Мордан приподнялся, сел и огляделся. Они расположились на обочине, неподалёку от стоящих кибиток. Совсем рядом с ними лежали тела убитых разбойников, выложенные в ряд. Мордан пробежался по ним глазами и насчитал семь тел. Над телами стояли Воин и Красотка – целые и невредимые.
– Ты зря… – начал, было, он, но горло осипло за несколько дней полного молчания. Мордан откашлялся, прочистил горло и продолжил:
– Ты зря меня благодаришь. Я такой же, как эти, – он махнул рукой в сторону мёртвых разбойников. – Ещё совсем недавно я так же грабил караваны.
– Человек не такой, – покачал головой Отец.
– Почему? – спросил Мордан.
– Человек ещё жив.

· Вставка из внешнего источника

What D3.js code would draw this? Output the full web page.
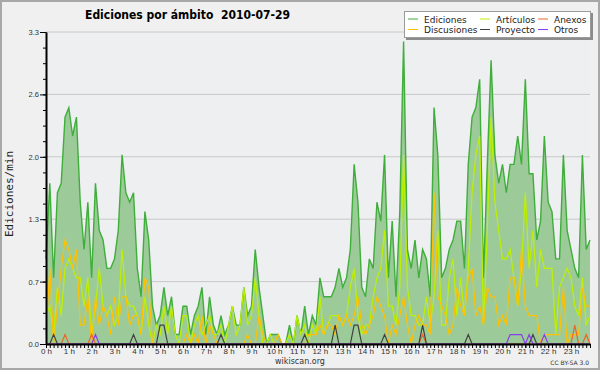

Значит ему хватило ума не нападать на караваны каджитов. Человек не назовёт своё имя Дро'зарр-Дару?
Отец склонил голову набок, пристально глядя на Мордана.
– Мордан. Меня зовут Мордан.
– Дро'зарр-Дар всем своим сердцем благодарит Морд’Ана за спасение его родичей. Великая Кошка-Мать даровала Дро'зарр-Дару встречу с Морд’Аном. С этого дня Морд’Ан – лучший рук Дро'зарр-Дара, – очень серьёзно сказал каджит, а потом обратился к Воину, стоявшему на вытяжку. – Теперь Бажар-до понимает, зачем Дро'зарр-Дар подобрал человека?